The Hidden "Participation Fees"
Public school is often a "pay-to-play" system. It starts with the hyper-specific supply lists in August and continues through a year-long barrage of fundraisers, spirit-wear orders, and "Book Fair" money.
Then there is the cost of the clock. Truancy laws and rigid school hours force your family to operate on the state’s schedule. If your work or personal projects don't align with a 7:00 AM drop-off or a 2:30 PM pick-up, you’re forced to pay for after-school care or sacrifice your own peak working hours to sit in a car line. In contrast, homeschooling turns the "school day" into a high-efficiency sprint. What takes a public school seven hours can often be accomplished in three, freeing up the rest of the day for real-world learning or parent-led projects.
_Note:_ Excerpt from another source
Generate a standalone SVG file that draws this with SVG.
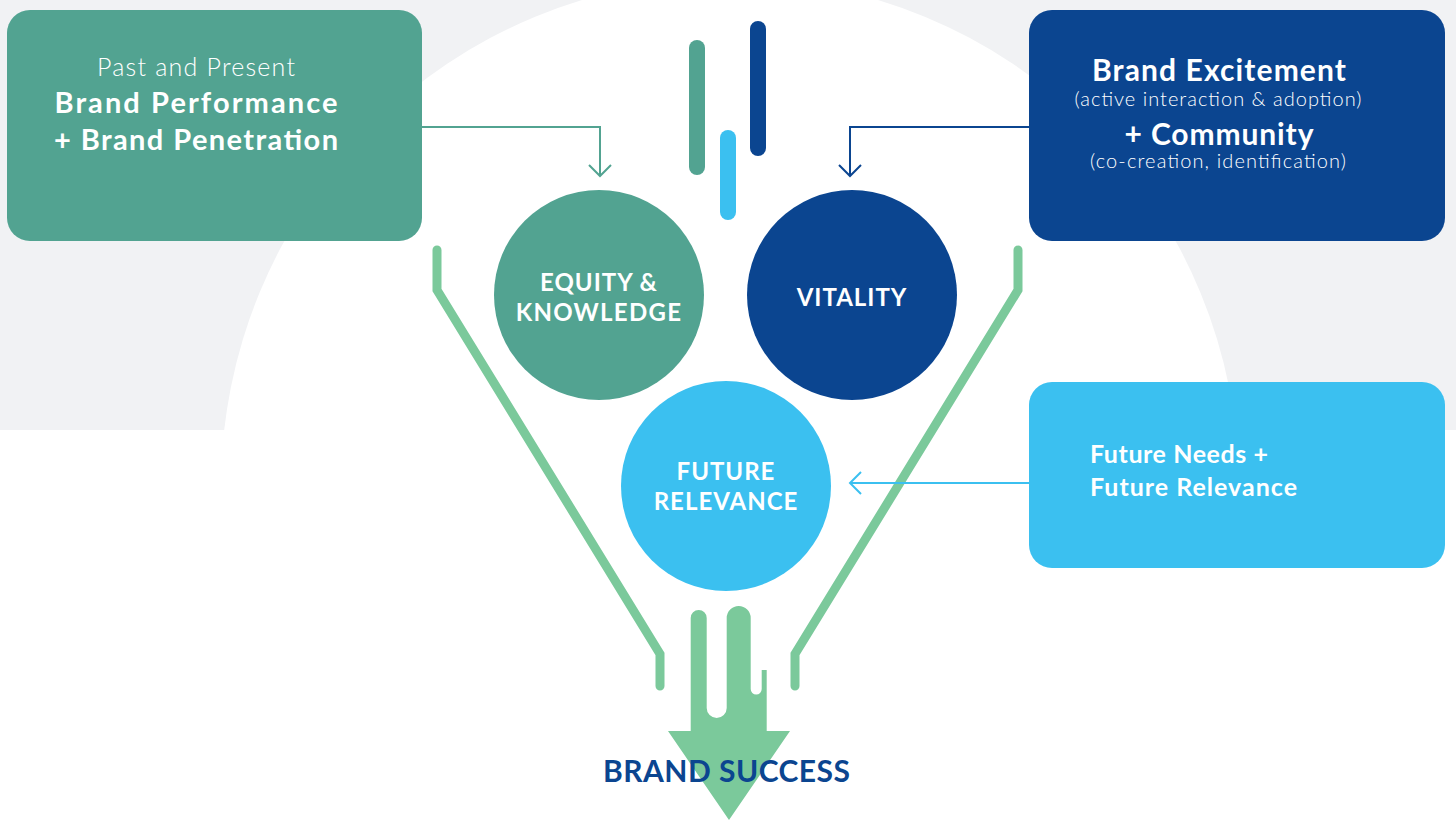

Asset Arbitrage: Using What You Already Have
The biggest myth about homeschooling is that you need to buy a thousand-dollar "curriculum in a box." If you are a parent with a background in tech or research, you already own the most expensive parts of a modern education.
A household with a reliable laptop, a library card, and an internet connection is already equipped with a world-class laboratory. By curating free, high-quality secular resources and leveraging your own professional skills—whether that’s writing, tech proficiency, or systems management—you can build a custom learning experience for the cost of paper and printer ink. You are essentially "hiring yourself" to be the scout for your children's education, rather than paying a premium for an institutional middleman.
The Verdict: Who Actually Wins?
The public school "win" is largely one of convenience—it provides a state-mandated place for children to be for the majority of the day. But for parents who have the skills to build their own systems, that convenience comes at a massive cost to the family's autonomy and wallet.
The homeschool parent wins on efficiency and preservation. You preserve your family’s health, you preserve your bank account from "death by a thousand fundraisers," and most importantly, you reclaim your time. When you move from being a passenger in the school system to the architect of your own home-based curriculum, you realize that "free" was never actually the goal—freedom was.
On days like these...I miss homeschooling.